### Requirements
Every line below that holds the string "React" should be copied out.

### Data section
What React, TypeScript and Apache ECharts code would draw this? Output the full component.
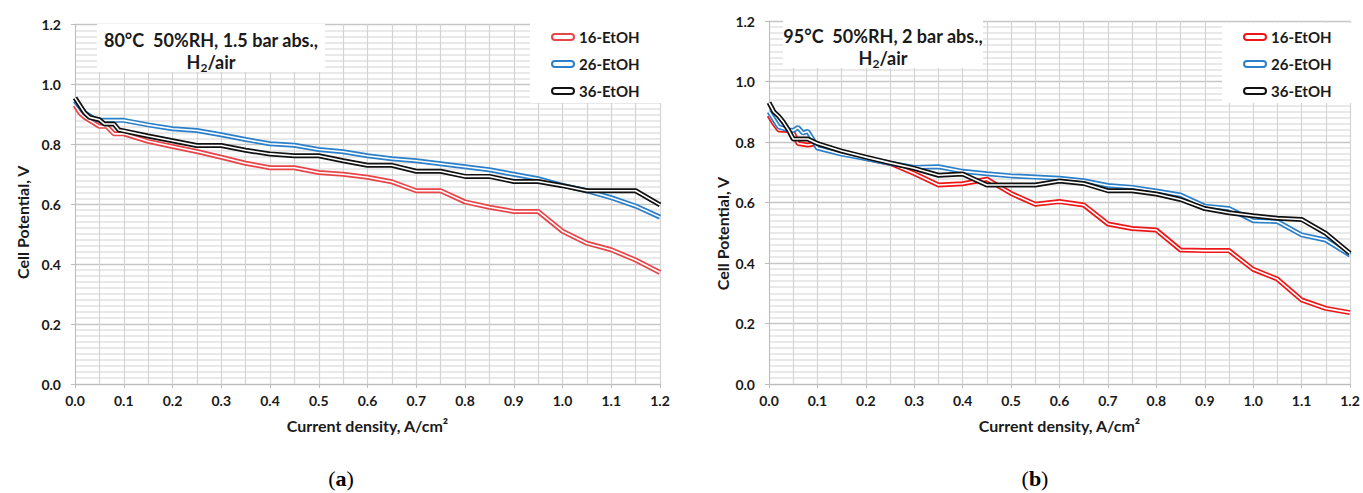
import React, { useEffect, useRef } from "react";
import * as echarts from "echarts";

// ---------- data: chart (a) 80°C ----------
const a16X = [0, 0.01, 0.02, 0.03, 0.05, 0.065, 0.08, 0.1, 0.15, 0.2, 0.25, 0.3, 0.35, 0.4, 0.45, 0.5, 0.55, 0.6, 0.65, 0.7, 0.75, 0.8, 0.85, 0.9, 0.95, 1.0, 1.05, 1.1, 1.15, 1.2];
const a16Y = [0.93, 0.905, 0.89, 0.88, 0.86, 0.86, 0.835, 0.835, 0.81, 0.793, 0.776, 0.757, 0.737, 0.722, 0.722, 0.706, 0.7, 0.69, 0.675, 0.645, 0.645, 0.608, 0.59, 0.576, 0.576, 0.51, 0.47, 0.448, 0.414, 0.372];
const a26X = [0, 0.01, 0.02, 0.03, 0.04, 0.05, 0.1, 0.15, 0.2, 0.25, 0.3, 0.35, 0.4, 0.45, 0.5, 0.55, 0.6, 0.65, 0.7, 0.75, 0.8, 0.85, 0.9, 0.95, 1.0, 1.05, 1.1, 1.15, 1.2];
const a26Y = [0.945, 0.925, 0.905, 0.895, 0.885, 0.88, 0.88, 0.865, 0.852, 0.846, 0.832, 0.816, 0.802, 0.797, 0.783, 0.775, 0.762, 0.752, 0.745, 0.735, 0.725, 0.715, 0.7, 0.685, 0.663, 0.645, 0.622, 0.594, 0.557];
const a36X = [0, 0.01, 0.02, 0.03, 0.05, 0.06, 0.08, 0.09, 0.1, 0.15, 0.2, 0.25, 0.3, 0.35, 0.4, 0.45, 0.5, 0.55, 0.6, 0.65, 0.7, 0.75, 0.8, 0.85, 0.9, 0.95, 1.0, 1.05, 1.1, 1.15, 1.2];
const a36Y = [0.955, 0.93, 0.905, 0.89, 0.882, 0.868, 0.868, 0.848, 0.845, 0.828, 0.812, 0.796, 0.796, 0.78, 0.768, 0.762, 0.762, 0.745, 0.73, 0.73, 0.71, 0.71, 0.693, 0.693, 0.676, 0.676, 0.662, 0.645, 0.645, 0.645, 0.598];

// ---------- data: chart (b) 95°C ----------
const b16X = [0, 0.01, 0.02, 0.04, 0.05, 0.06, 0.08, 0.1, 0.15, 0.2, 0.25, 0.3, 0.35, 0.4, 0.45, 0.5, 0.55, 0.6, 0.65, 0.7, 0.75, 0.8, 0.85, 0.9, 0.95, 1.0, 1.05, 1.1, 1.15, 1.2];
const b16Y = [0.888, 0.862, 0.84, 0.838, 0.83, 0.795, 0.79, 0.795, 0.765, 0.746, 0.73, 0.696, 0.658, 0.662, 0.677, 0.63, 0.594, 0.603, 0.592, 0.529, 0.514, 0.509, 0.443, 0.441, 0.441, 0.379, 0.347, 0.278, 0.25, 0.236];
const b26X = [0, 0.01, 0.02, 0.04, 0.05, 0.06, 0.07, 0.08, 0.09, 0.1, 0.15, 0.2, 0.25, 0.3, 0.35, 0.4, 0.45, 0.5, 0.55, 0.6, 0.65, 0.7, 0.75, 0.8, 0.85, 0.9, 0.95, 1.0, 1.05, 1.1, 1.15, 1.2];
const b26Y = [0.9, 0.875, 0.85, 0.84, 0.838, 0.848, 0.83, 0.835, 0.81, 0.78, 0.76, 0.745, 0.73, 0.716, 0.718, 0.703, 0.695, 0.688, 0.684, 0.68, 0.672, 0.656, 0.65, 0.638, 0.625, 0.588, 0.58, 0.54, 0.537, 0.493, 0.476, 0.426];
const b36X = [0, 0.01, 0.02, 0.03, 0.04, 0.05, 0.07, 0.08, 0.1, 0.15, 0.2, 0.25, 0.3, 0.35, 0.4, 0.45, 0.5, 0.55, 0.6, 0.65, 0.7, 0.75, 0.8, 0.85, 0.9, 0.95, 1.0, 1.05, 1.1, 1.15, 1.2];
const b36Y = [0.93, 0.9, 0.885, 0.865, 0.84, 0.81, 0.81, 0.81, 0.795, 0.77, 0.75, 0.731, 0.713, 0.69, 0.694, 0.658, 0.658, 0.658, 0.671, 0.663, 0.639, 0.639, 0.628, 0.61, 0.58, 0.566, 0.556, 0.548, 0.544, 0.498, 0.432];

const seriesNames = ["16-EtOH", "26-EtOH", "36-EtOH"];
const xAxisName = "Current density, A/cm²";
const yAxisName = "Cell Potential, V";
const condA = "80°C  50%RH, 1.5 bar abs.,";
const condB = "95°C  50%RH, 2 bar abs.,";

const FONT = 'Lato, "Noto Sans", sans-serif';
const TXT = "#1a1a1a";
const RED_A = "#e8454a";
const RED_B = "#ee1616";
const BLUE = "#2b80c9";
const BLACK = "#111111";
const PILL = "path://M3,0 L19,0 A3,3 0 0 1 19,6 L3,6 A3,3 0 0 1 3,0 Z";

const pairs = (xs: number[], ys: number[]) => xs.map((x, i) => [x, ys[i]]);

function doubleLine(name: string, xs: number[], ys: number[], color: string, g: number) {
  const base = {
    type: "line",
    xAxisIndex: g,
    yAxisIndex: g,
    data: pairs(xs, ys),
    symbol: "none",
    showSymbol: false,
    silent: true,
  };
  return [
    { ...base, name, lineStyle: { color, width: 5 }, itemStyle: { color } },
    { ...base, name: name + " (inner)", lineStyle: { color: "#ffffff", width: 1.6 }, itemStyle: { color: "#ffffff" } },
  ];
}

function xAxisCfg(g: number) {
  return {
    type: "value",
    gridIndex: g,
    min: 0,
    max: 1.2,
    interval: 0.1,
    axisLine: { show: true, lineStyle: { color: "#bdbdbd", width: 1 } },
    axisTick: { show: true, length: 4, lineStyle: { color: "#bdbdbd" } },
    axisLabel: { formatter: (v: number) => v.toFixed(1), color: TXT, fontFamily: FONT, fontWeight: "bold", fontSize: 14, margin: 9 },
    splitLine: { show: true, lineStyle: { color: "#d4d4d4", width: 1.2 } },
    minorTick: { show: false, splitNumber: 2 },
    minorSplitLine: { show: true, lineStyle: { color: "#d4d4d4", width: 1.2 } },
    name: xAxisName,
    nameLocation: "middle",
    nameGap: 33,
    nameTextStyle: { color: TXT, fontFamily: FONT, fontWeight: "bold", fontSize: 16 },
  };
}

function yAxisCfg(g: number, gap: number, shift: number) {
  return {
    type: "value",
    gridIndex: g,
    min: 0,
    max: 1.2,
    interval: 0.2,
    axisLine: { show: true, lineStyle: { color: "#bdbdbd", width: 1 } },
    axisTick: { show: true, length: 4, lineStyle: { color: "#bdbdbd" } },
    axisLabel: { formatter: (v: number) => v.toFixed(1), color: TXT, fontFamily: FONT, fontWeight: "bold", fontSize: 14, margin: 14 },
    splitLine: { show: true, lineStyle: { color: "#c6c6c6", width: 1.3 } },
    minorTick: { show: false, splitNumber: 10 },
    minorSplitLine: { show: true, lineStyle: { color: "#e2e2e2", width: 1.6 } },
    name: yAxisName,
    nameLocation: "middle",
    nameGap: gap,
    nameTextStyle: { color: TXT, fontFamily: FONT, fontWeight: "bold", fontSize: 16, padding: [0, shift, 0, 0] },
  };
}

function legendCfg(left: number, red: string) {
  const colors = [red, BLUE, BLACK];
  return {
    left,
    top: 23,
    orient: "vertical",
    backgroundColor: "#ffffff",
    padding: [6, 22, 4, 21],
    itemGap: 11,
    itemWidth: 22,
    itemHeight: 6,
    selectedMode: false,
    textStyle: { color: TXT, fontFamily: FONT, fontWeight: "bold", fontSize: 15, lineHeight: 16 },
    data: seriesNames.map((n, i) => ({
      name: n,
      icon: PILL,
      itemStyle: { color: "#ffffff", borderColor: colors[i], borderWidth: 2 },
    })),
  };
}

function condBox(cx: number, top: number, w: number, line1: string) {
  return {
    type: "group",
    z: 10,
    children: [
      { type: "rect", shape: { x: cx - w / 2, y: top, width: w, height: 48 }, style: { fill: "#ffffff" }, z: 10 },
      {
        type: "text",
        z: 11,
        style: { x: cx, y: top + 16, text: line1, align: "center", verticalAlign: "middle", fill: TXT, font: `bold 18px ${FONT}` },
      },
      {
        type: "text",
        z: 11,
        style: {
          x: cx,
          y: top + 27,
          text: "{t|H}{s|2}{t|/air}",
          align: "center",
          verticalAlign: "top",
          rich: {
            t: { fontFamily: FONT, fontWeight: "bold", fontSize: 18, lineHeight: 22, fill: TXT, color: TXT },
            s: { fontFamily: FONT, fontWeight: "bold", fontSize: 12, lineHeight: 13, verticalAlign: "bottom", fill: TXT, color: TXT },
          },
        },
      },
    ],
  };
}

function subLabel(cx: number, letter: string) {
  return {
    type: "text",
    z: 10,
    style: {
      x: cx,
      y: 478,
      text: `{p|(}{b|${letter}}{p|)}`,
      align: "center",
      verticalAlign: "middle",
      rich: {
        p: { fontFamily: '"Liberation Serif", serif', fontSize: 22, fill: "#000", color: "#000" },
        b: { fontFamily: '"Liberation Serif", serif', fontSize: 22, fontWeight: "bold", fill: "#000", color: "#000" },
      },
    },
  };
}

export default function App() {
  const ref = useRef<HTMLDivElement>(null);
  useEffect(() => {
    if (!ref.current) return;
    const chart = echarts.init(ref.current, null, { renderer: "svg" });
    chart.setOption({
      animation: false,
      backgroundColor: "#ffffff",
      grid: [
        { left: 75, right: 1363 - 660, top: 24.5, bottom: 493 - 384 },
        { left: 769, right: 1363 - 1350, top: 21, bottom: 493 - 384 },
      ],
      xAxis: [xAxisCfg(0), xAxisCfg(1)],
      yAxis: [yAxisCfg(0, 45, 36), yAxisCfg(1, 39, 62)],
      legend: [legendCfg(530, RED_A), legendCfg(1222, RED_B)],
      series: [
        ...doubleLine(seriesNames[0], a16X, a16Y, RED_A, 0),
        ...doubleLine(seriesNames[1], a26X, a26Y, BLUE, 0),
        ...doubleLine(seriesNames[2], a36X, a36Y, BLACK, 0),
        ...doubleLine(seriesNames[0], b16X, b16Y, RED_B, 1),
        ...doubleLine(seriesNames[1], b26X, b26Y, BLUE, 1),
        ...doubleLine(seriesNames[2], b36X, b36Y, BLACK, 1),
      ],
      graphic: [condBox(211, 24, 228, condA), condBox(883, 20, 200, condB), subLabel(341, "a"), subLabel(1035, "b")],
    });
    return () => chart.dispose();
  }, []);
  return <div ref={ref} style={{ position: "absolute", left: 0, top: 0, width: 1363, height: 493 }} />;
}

### Finished exercise
What React, TypeScript and Apache ECharts code would draw this? Output the full component.
import React, { useEffect, useRef } from "react";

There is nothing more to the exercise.